Joerg Haider, the Austrian anti- immigrant nationalist leader killed in a 2008 car wreck, may accomplish posthumously what he didn’t do in life: revamp the nation’s politics by revealing its broken party financing.
Haider allegedly brought back up to $5 million from trips to see Saddam Hussein, before the Iraqi dictator was deposed and executed after the 2003 war, according to a lobbyist’s diary entries. Haider may have received another $45 million from Libyan leader Muammar Qaddafi, according to the diary. Officials at both the Iraqi and the Libyan embassies in Vienna declined to comment on the allegations when contacted by phone on Aug. 11.
The handwritten notebook, seized by police in February and published by Austrian news magazine Falter, is evidence in an investigation into tax evasion and breach of trust by former Haider party officials, Justice Ministry spokesman Thomas Vecsey said Aug. 9 in a telephone interview. The lobbyist, Walter Meischberger, told Vienna’s Die Presse newspaper on Aug. 7 that he only recorded “rumors” in the diary.
Austria’s party-financing system has been under scrutiny since at least June 2008, when the Council of Europe issued a report saying “the country is still at an early stage of the fight against corruption.” Politicians in Austria don’t have to publicly name their donors, don’t need to reveal how they spend funds, can accept cash payments from abroad and enjoy immunity from all but the most serious breaches of law. Nobody knows how much parties get in private funds. The 47-country Council of Europe, set up in 1949, promotes European unity through common democratic and human-rights principles.
“In Austria it isn’t against the law to accept donations from foreign nationals, foreign governments or foreign dictatorships,” Hubert Sickinger, a political scientist at Vienna’s Institute of Conflict Research who has written three books on party financing, said in an interview. “Should a politician have accepted donations from Qaddafi, this would be a political scandal, but it would not be against the Political Parties Act.”
Austria slipped two places, to No. 16, in the latest Transparency International Corruption Perceptions Index. The country of 8 million people ranks just ahead of Japan, No. 17, and the U.K., No. 18, on the 180-country list. New Zealand is perceived to be the least corrupt.
“Political parties continue to be the least trusted group,” Berlin-based Transparency’s Policy and Research Director Robin Hodess said in an Aug. 6 interview. “The European Union until now hasn’t been focused on corruption within its own region.”
Haider gained prominence and support in the 1990s by criticizing Austria’s entrenched Social Democratic and People’s Party elites.

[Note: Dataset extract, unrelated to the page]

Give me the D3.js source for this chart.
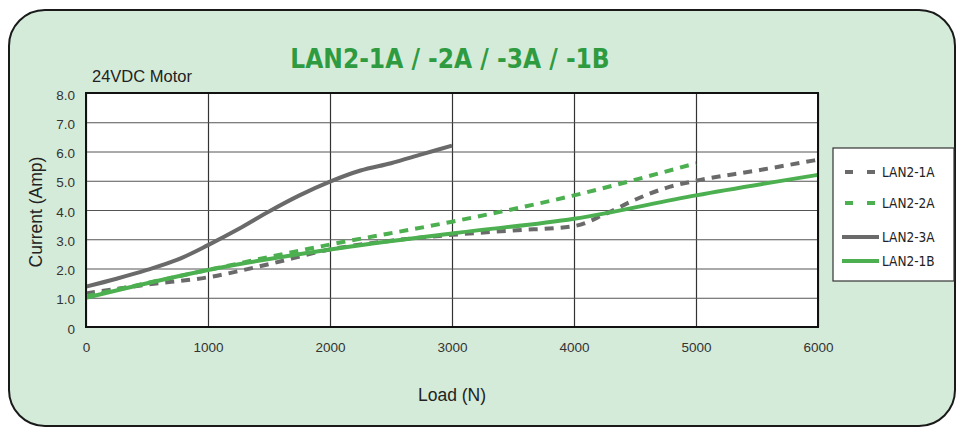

His Freedom Party joined Austria’s ruling coalition in 2000, prompting the European Union to impose an unprecedented seven-month diplomatic boycott on the country because of Haider’s presence and alleged sympathy to Nazi ideology. Haider once praised Adolf Hitler’s employment policies.
The Alliance for Austria’s Future, the political party Haider founded after he quit the Freedom Party in 2005, denied in an Aug. 8 statement that he took money from Hussein. The Freedom Party said on Aug. 9 that government prosecutors should focus on current corruption inside state-run companies rather than review Haider’s accounts.
The Council of Europe’s Group of States against Corruption, called Greco, sent observer teams to Austria in 2006 and 2007. Austria is the only Council of Europe member state not to publicly release a subsequent study on how well it is observing anti-corruption recommendations in Europe.
Now, Greco is threatening another round of investigations into Austria next year, Sickinger said. Greco Deputy Chairman Christophe Speckbacher, in an Aug. 5 interview, declined to confirm or deny whether the Strasbourg, France-based Council of Europe would investigate,
“It’s been obvious from the beginning that political-party financing was a big issue for corruption,” Speckbacher said.
Council of Europe investigators were told by law- enforcement authorities “that party financing is particularly untransparent in Austria and it gives the impression that one can easily give money to elected officials in order to secure a favorable decision,” the 46-page 2008 report says.
Haider may have hidden money he received from Hussein and Qaddafi in bank accounts in Liechtenstein or Switzerland, according to Austrian media reports.
Liechtenstein prosecutor Robert Wallner said the principality was unaware of evidence revealing accounts to which Haider or his associates had access. The government in Vaduz isn’t offering legal assistance in the matter, Wallner said in an e-mailed statement, declining to comment further on Haider.
“There is a general global trend toward more transparency,” said Helen Darbishire, Executive Director of Access Info, the Madrid-based organization that tracks European freedom of information laws. “Austria lags behind in this regard because it has a weak and poorly implemented access to information.”
Haider’s interactions with Hussein and Qaddafi aren’t the subject of a formal inquiry because under Austrian law the dead cannot be investigated.